Task statement.
Include the line containing "import numpy as np" and all lines before it, repeated exactly from the listing below, without pictures.

Supplied data.
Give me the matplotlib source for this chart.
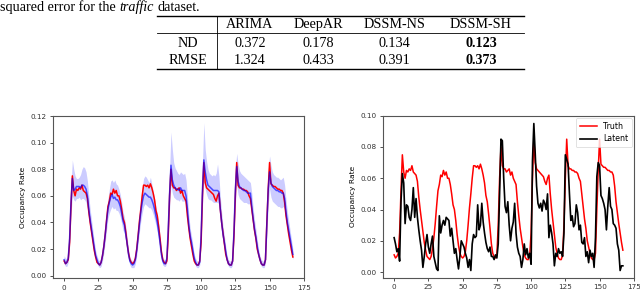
import matplotlib
matplotlib.use("Agg")
import matplotlib.pyplot as plt
from matplotlib.lines import Line2D
import numpy as np

# table values
methods = ["ARIMA", "DeepAR", "DSSM-NS", "DSSM-SH"]
metrics = ["ND", "RMSE"]
nd_vals = ["0.372", "0.178", "0.134", "0.123"]
rmse_vals = ["1.324", "0.433", "0.391", "0.373"]

# hourly occupancy, 7 days x 24 h
truth = [
    0.011, 0.009, 0.010, 0.012, 0.025, 0.052, 0.075, 0.064, 0.060, 0.065, 0.064, 0.066, 0.065, 0.068, 0.064, 0.063, 0.062, 0.058, 0.048, 0.040, 0.033, 0.026, 0.019, 0.014,
    0.010, 0.009, 0.008, 0.010, 0.015, 0.022, 0.031, 0.042, 0.052, 0.056, 0.062, 0.061, 0.065, 0.062, 0.064, 0.060, 0.060, 0.056, 0.050, 0.043, 0.040, 0.033, 0.024, 0.017,
    0.012, 0.010, 0.009, 0.010, 0.013, 0.020, 0.030, 0.041, 0.050, 0.060, 0.068, 0.068, 0.067, 0.068, 0.066, 0.069, 0.066, 0.062, 0.057, 0.049, 0.045, 0.037, 0.028, 0.018,
    0.012, 0.010, 0.009, 0.011, 0.030, 0.060, 0.080, 0.068, 0.066, 0.066, 0.064, 0.065, 0.066, 0.062, 0.064, 0.060, 0.058, 0.056, 0.045, 0.036, 0.028, 0.022, 0.016, 0.011,
    0.009, 0.008, 0.008, 0.011, 0.025, 0.060, 0.085, 0.070, 0.066, 0.065, 0.064, 0.063, 0.062, 0.061, 0.058, 0.056, 0.060, 0.062, 0.050, 0.040, 0.032, 0.024, 0.016, 0.012,
    0.009, 0.008, 0.008, 0.011, 0.030, 0.060, 0.085, 0.068, 0.066, 0.066, 0.065, 0.065, 0.064, 0.064, 0.063, 0.060, 0.058, 0.050, 0.042, 0.034, 0.028, 0.020, 0.016, 0.012,
    0.009, 0.008, 0.008, 0.012, 0.040, 0.065, 0.085, 0.069, 0.068, 0.067, 0.067, 0.066, 0.065, 0.065, 0.064, 0.064, 0.062, 0.055, 0.045, 0.038, 0.031, 0.025, 0.019, 0.014,
]
pred = [
    0.012, 0.009, 0.010, 0.013, 0.028, 0.055, 0.073, 0.064, 0.065, 0.067, 0.067, 0.067, 0.066, 0.068, 0.068, 0.067, 0.065, 0.060, 0.050, 0.042, 0.035, 0.028, 0.021, 0.015,
    0.012, 0.009, 0.008, 0.010, 0.015, 0.022, 0.031, 0.041, 0.050, 0.055, 0.059, 0.061, 0.058, 0.059, 0.057, 0.057, 0.055, 0.052, 0.047, 0.041, 0.038, 0.031, 0.024, 0.016,
    0.011, 0.009, 0.008, 0.009, 0.012, 0.019, 0.029, 0.039, 0.048, 0.055, 0.060, 0.062, 0.061, 0.060, 0.059, 0.059, 0.057, 0.054, 0.050, 0.045, 0.040, 0.033, 0.025, 0.016,
    0.011, 0.009, 0.009, 0.013, 0.035, 0.062, 0.083, 0.072, 0.068, 0.066, 0.065, 0.065, 0.064, 0.066, 0.064, 0.064, 0.064, 0.060, 0.050, 0.038, 0.030, 0.025, 0.019, 0.013,
    0.010, 0.008, 0.008, 0.010, 0.030, 0.065, 0.087, 0.078, 0.072, 0.068, 0.067, 0.066, 0.065, 0.064, 0.064, 0.064, 0.064, 0.063, 0.050, 0.040, 0.031, 0.025, 0.018, 0.012,
    0.009, 0.008, 0.008, 0.011, 0.033, 0.065, 0.082, 0.071, 0.067, 0.066, 0.065, 0.064, 0.064, 0.063, 0.062, 0.062, 0.062, 0.052, 0.043, 0.035, 0.029, 0.022, 0.016, 0.012,
    0.009, 0.008, 0.008, 0.012, 0.038, 0.065, 0.078, 0.070, 0.067, 0.066, 0.065, 0.064, 0.064, 0.063, 0.063, 0.062, 0.062, 0.058, 0.048, 0.040, 0.034, 0.028, 0.022, 0.016,
]
upper = [
    0.015, 0.013, 0.013, 0.017, 0.035, 0.068, 0.087, 0.080, 0.075, 0.073, 0.073, 0.074, 0.076, 0.080, 0.082, 0.081, 0.078, 0.071, 0.060, 0.050, 0.042, 0.034, 0.026, 0.019,
    0.015, 0.012, 0.011, 0.013, 0.019, 0.027, 0.037, 0.048, 0.058, 0.065, 0.071, 0.072, 0.070, 0.072, 0.069, 0.068, 0.065, 0.061, 0.055, 0.048, 0.044, 0.037, 0.029, 0.020,
    0.014, 0.012, 0.011, 0.012, 0.016, 0.024, 0.035, 0.047, 0.057, 0.066, 0.073, 0.075, 0.074, 0.072, 0.070, 0.074, 0.069, 0.064, 0.058, 0.052, 0.047, 0.039, 0.030, 0.020,
    0.014, 0.012, 0.012, 0.017, 0.045, 0.080, 0.108, 0.095, 0.085, 0.081, 0.079, 0.077, 0.076, 0.078, 0.077, 0.076, 0.077, 0.072, 0.060, 0.046, 0.036, 0.030, 0.023, 0.016,
    0.013, 0.011, 0.011, 0.013, 0.040, 0.085, 0.115, 0.095, 0.086, 0.080, 0.077, 0.076, 0.075, 0.076, 0.075, 0.077, 0.084, 0.075, 0.060, 0.048, 0.037, 0.030, 0.022, 0.015,
    0.012, 0.011, 0.011, 0.014, 0.042, 0.080, 0.092, 0.084, 0.079, 0.077, 0.076, 0.075, 0.074, 0.073, 0.072, 0.071, 0.070, 0.062, 0.051, 0.042, 0.035, 0.027, 0.020, 0.015,
    0.012, 0.011, 0.011, 0.015, 0.048, 0.080, 0.090, 0.083, 0.078, 0.076, 0.075, 0.074, 0.074, 0.073, 0.072, 0.073, 0.074, 0.068, 0.057, 0.048, 0.041, 0.034, 0.027, 0.020,
]
lower = [
    0.009, 0.007, 0.007, 0.010, 0.022, 0.045, 0.060, 0.057, 0.056, 0.058, 0.058, 0.059, 0.057, 0.058, 0.058, 0.057, 0.055, 0.050, 0.042, 0.035, 0.029, 0.023, 0.017, 0.011,
    0.009, 0.007, 0.006, 0.007, 0.011, 0.017, 0.025, 0.034, 0.043, 0.047, 0.050, 0.052, 0.050, 0.051, 0.049, 0.049, 0.047, 0.044, 0.039, 0.034, 0.032, 0.026, 0.019, 0.012,
    0.008, 0.006, 0.006, 0.006, 0.009, 0.015, 0.024, 0.033, 0.041, 0.047, 0.052, 0.054, 0.053, 0.052, 0.051, 0.051, 0.049, 0.046, 0.042, 0.038, 0.033, 0.027, 0.020, 0.012,
    0.008, 0.007, 0.007, 0.010, 0.028, 0.050, 0.068, 0.062, 0.059, 0.058, 0.057, 0.057, 0.056, 0.058, 0.056, 0.056, 0.056, 0.052, 0.042, 0.031, 0.024, 0.020, 0.015, 0.010,
    0.007, 0.006, 0.006, 0.008, 0.024, 0.052, 0.070, 0.065, 0.061, 0.058, 0.057, 0.057, 0.056, 0.055, 0.055, 0.055, 0.055, 0.054, 0.042, 0.033, 0.025, 0.020, 0.014, 0.009,
    0.007, 0.006, 0.006, 0.008, 0.027, 0.053, 0.068, 0.061, 0.058, 0.057, 0.056, 0.055, 0.055, 0.055, 0.054, 0.054, 0.054, 0.044, 0.036, 0.029, 0.024, 0.018, 0.013, 0.009,
    0.007, 0.006, 0.006, 0.009, 0.030, 0.053, 0.065, 0.059, 0.056, 0.055, 0.054, 0.053, 0.052, 0.052, 0.051, 0.051, 0.052, 0.049, 0.040, 0.033, 0.028, 0.023, 0.017, 0.012,
]
latent = [
    0.022, 0.018, 0.013, 0.015, 0.007, 0.045, 0.063, 0.057, 0.031, 0.043, 0.042, 0.035, 0.033, 0.040, 0.054, 0.035, 0.047, 0.035, 0.027, 0.020, 0.014, 0.003, 0.010, 0.018,
    0.024, 0.016, 0.012, 0.018, 0.023, 0.010, 0.006, 0.002, 0.001, 0.036, 0.025, 0.030, 0.033, 0.030, 0.035, 0.034, 0.033, 0.023, 0.028, 0.020, 0.012, 0.015, 0.008, 0.002,
    0.010, 0.020, 0.018, 0.016, 0.012, 0.009, 0.003, 0.008, 0.001, 0.018, 0.024, 0.022, 0.023, 0.043, 0.027, 0.030, 0.044, 0.032, 0.025, 0.019, 0.015, 0.013, 0.016, 0.010,
    0.010, 0.008, 0.011, 0.009, 0.018, 0.050, 0.085, 0.084, 0.060, 0.042, 0.038, 0.045, 0.030, 0.020, 0.028, 0.032, 0.044, 0.025, 0.016, 0.012, 0.010, 0.003, 0.008, 0.018,
    0.011, 0.015, 0.009, 0.012, 0.005, 0.071, 0.095, 0.076, 0.055, 0.044, 0.041, 0.044, 0.039, 0.046, 0.044, 0.040, 0.050, 0.022, 0.030, 0.025, 0.018, 0.004, 0.012, 0.010,
    0.015, 0.012, 0.013, 0.010, 0.025, 0.075, 0.072, 0.069, 0.050, 0.033, 0.036, 0.029, 0.031, 0.043, 0.038, 0.027, 0.030, 0.019, 0.018, 0.022, 0.010, 0.013, 0.006, 0.014,
    0.010, 0.012, 0.003, 0.022, 0.061, 0.070, 0.068, 0.049, 0.047, 0.044, 0.040, 0.027, 0.042, 0.054, 0.042, 0.040, 0.031, 0.030, 0.028, 0.018, 0.014, 0.001, 0.004, 0.004,
]
hours = np.arange(len(truth))

W, H = 640, 290
fig = plt.figure(figsize=(6.4, 2.9), dpi=100)


def fx(px):
    return px / W


def fy(py):
    return 1 - py / H


# caption line and table on top (paper excerpt)
serif = "Liberation Serif"
tsize = 10.2
renderer = fig.canvas.get_renderer()
x0 = 0.0
for piece, st in [("squared error for the", "normal"), ("traffic", "italic"), ("dataset.", "normal")]:
    t = fig.text(fx(x0), fy(11), piece, family=serif, size=tsize, style=st, va="baseline")
    x0 = t.get_window_extent(renderer).x1 + tsize * 0.25 * 100 / 72

rule_x = [fx(157), fx(524)]
for py, lw in [(16, 1.0), (32.7, 0.6), (69.3, 1.0)]:
    fig.add_artist(Line2D(rule_x, [fy(py), fy(py)], color="black", lw=lw))
fig.add_artist(Line2D([fx(216.7), fx(216.7)], [fy(16), fy(69.3)], color="black", lw=0.6))

col_x = [250, 318.5, 394, 481]
for cx, name in zip(col_x, methods):
    fig.text(fx(cx), fy(28.3), name, family=serif, size=tsize, ha="center", va="baseline")
row_y = [46.7, 64.3]
for ry, metric, vals in zip(row_y, metrics, [nd_vals, rmse_vals]):
    fig.text(fx(187.5), fy(ry), metric, family=serif, size=tsize, ha="center", va="baseline")
    best = min(vals, key=float)
    for cx, v in zip(col_x, vals):
        fig.text(fx(cx), fy(ry), v, family=serif, size=tsize, ha="center", va="baseline",
                 weight="bold" if v == best else "normal")

small = 5.2
ax1 = fig.add_axes([fx(52.7), fy(278.3), fx(304.3 - 52.7), (278.3 - 116) / H])
ax2 = fig.add_axes([fx(382.7), fy(277.7), fx(634.3 - 382.7), (277.7 - 115.7) / H])

ax1.fill_between(hours, lower, upper, color="blue", alpha=0.2, lw=0)
ax1.plot(hours, truth, color="red", lw=1.1)
ax1.plot(hours, pred, color="blue", lw=1.1, alpha=0.65)
ax1.set_ylim(-0.002, 0.12)
ax1.set_yticks(np.arange(0, 0.121, 0.02))

ax2.plot(hours, truth, color="red", lw=1.1, label="Truth")
ax2.plot(hours, latent, color="black", lw=1.2, label="Latent")
ax2.set_ylim(-0.0036, 0.0998)
ax2.set_yticks(np.arange(0, 0.101, 0.02))
leg = ax2.legend(loc="upper right", fontsize=5.6, frameon=True, borderpad=0.5,
                 handlelength=2.2, labelspacing=0.45, borderaxespad=0.3)
leg.get_frame().set_linewidth(0.5)

for ax in (ax1, ax2):
    ax.set_xlim(-8.35, 175.35)
    ax.set_xticks([0, 25, 50, 75, 100, 125, 150, 175])
    ax.set_ylabel("Occupancy Rate", fontsize=5.4, labelpad=3)
    ax.tick_params(labelsize=small, length=2.5, width=0.6, pad=2, colors="#333333")
    ax.yaxis.set_major_formatter(matplotlib.ticker.FormatStrFormatter("%.2f"))
    for s in ax.spines.values():
        s.set_color("#555555")
        s.set_linewidth(0.8)

fig.savefig("out.png", dpi=100)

Expected answer.
Give me the matplotlib source for this chart.
import matplotlib
matplotlib.use("Agg")
import matplotlib.pyplot as plt
from matplotlib.lines import Line2D
import numpy as np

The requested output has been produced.